-- Material provided start --

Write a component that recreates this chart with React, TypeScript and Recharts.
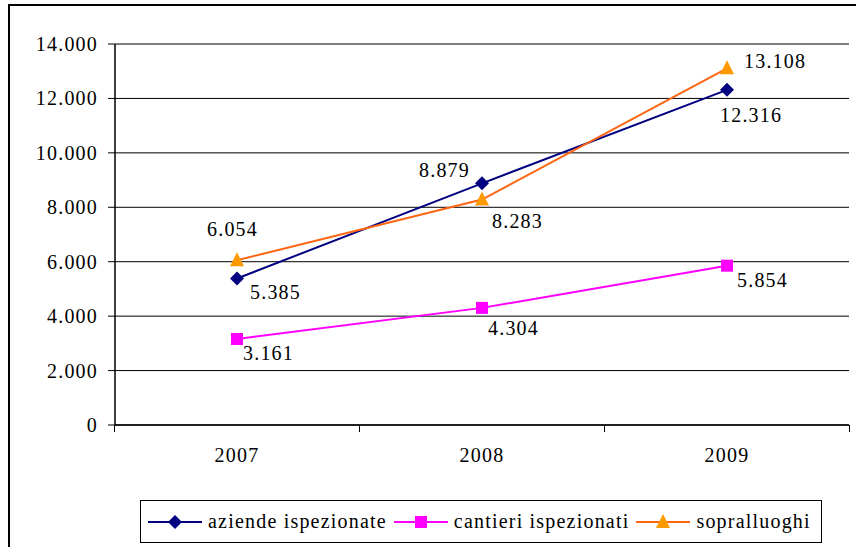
import React from "react"
import {
  LineChart,
  Line,
  XAxis,
  YAxis,
  CartesianGrid,
  LabelList,
} from "recharts"

const years = ["2007", "2008", "2009"]
const aziende = [5385, 8879, 12316]
const cantieri = [3161, 4304, 5854]
const sopralluoghi = [6054, 8283, 13108]
const yTicks = [0, 2000, 4000, 6000, 8000, 10000, 12000, 14000]
const seriesNames = ["aziende ispezionate", "cantieri ispezionati", "sopralluoghi"]

const data = years.map((y, i) => ({
  year: y,
  aziende: aziende[i],
  cantieri: cantieri[i],
  sopralluoghi: sopralluoghi[i],
}))

const FONT = "'Liberation Serif'"
const NAVY = "#000080"
const MAGENTA = "#FF00FF"
const ORANGE_LINE = "#FF6613"
const ORANGE_MARK = "#FF9900"
const TXT = { fontSize: 20, fontFamily: FONT, letterSpacing: 1.2 }

// label offsets (dx, dy, anchor) per point, in series order
const azOff: [number, number, string][] = [[13, 21, "start"], [-12, -6, "end"], [-7, 32, "start"]]
const caOff: [number, number, string][] = [[6, 21, "start"], [6, 27, "start"], [10, 21, "start"]]
const soOff: [number, number, string][] = [[-30, -24, "start"], [10, 28, "start"], [17, 0, "start"]]

function fmt(v: number) {
  return String(v).replace(/\B(?=(\d{3})+(?!\d))/g, ".")
}

function labelContent(offs: [number, number, string][]) {
  return (props: any) => {
    const { x, y, value, index } = props
    const o = offs[index] || [0, 0, "start"]
    return (
      <text x={x + o[0]} y={y + o[1]} textAnchor={o[2]} style={TXT} fill="#000">
        {fmt(value)}
      </text>
    )
  }
}

const Diamond = (p: any) => {
  const { cx, cy } = p
  if (cx == null || cy == null) return null
  return <polygon points={`${cx},${cy - 7} ${cx + 7},${cy} ${cx},${cy + 7} ${cx - 7},${cy}`} fill={NAVY} />
}

const Square = (p: any) => {
  const { cx, cy } = p
  if (cx == null || cy == null) return null
  return <rect x={cx - 6} y={cy - 6} width={12} height={12} fill={MAGENTA} />
}

const Triangle = (p: any) => {
  const { cx, cy } = p
  if (cx == null || cy == null) return null
  return <polygon points={`${cx},${cy - 8} ${cx + 7},${cy + 6} ${cx - 7},${cy + 6}`} fill={ORANGE_MARK} />
}

const YearTick = (p: any) => {
  const { x, y, payload } = p
  return (
    <g>
      <line x1={x - 122.5} y1={y} x2={x - 122.5} y2={y + 7} stroke="#000" />
      <line x1={x + 122.5} y1={y} x2={x + 122.5} y2={y + 7} stroke="#000" />
      <text x={x} y={y + 37} textAnchor="middle" style={TXT} fill="#000">
        {payload.value}
      </text>
    </g>
  )
}

const YTick = (p: any) => {
  const { x, y, payload } = p
  return (
    <text x={x} y={y + 7} textAnchor="end" style={TXT} fill="#000">
      {fmt(payload.value)}
    </text>
  )
}

function LegendItem({ color, mark, name }: { color: string; mark: string; name: string }) {
  return (
    <div style={{ display: "flex", alignItems: "center", marginRight: 6 }}>
      <svg width={56} height={20}>
        <line x1={1} y1={10} x2={55} y2={10} stroke={color} strokeWidth={2} />
        {mark === "diamond" && <polygon points="28,3 35,10 28,17 21,10" fill={NAVY} />}
        {mark === "square" && <rect x={22} y={4} width={12} height={12} fill={MAGENTA} />}
        {mark === "triangle" && <polygon points="28,2 35,16 21,16" fill={ORANGE_MARK} />}
      </svg>
      <span style={{ marginLeft: 5, letterSpacing: 1.2 }}>{name}</span>
    </div>
  )
}

export default function App() {
  return (
    <div
      style={{
        position: "absolute",
        left: 0,
        top: 0,
        width: 856,
        height: 547,
        overflow: "hidden",
        background: "#fff",
        fontFamily: FONT,
      }}
    >
      <div
        style={{
          position: "absolute",
          left: 8,
          top: 4,
          width: 900,
          height: 600,
          border: "2px solid #000",
        }}
      />
      <div style={{ position: "absolute", left: 0, top: 0 }}>
        <LineChart width={856} height={547} data={data} margin={{ top: 44, right: 7, bottom: 92, left: 0 }}>
          <CartesianGrid vertical={false} stroke="#000" strokeWidth={1} />
          <XAxis
            dataKey="year"
            height={30}
            padding={{ left: 122, right: 122 }}
            axisLine={{ stroke: "#000", strokeWidth: 1.5 }}
            tickLine={false}
            tickSize={0}
            tickMargin={0}
            tick={<YearTick />}
            interval={0}
          />
          <XAxis
            xAxisId="top"
            dataKey="year"
            orientation="top"
            height={0}
            tick={false}
            tickLine={false}
            axisLine={{ stroke: "#808080", strokeWidth: 2 }}
          />
          <YAxis
            width={115}
            domain={[0, 14000]}
            ticks={yTicks}
            interval={0}
            tick={<YTick />}
            tickSize={7}
            tickMargin={10}
            axisLine={{ stroke: "#000", strokeWidth: 1.5 }}
            tickLine={{ stroke: "#000" }}
          />
          <YAxis
            yAxisId="right"
            orientation="right"
            width={0}
            domain={[0, 14000]}
            tick={false}
            tickLine={false}
            axisLine={{ stroke: "#808080", strokeWidth: 2 }}
          />
          <Line
            dataKey="aziende"
            stroke={NAVY}
            strokeWidth={2}
            dot={<Diamond />}
            activeDot={false}
            isAnimationActive={false}
          >
            <LabelList dataKey="aziende" content={labelContent(azOff)} />
          </Line>
          <Line
            dataKey="cantieri"
            stroke={MAGENTA}
            strokeWidth={2}
            dot={<Square />}
            activeDot={false}
            isAnimationActive={false}
          >
            <LabelList dataKey="cantieri" content={labelContent(caOff)} />
          </Line>
          <Line
            dataKey="sopralluoghi"
            stroke={ORANGE_LINE}
            strokeWidth={2}
            dot={<Triangle />}
            activeDot={false}
            isAnimationActive={false}
          >
            <LabelList dataKey="sopralluoghi" content={labelContent(soOff)} />
          </Line>
        </LineChart>
      </div>
      <div
        style={{
          position: "absolute",
          left: 140,
          top: 500,
          width: 682,
          height: 43,
          border: "1.5px solid #000",
          display: "flex",
          alignItems: "center",
          paddingLeft: 6,
          boxSizing: "border-box",
          fontSize: 20,
          color: "#000",
          whiteSpace: "nowrap",
        }}
      >
        <LegendItem color={NAVY} mark="diamond" name={seriesNames[0]} />
        <LegendItem color={MAGENTA} mark="square" name={seriesNames[1]} />
        <LegendItem color={ORANGE_LINE} mark="triangle" name={seriesNames[2]} />
      </div>
    </div>
  )
}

-- Material provided end --

### Written exercise
Check each line of the data above for the string "React" and report only how many lines have it.

### Answer in full
2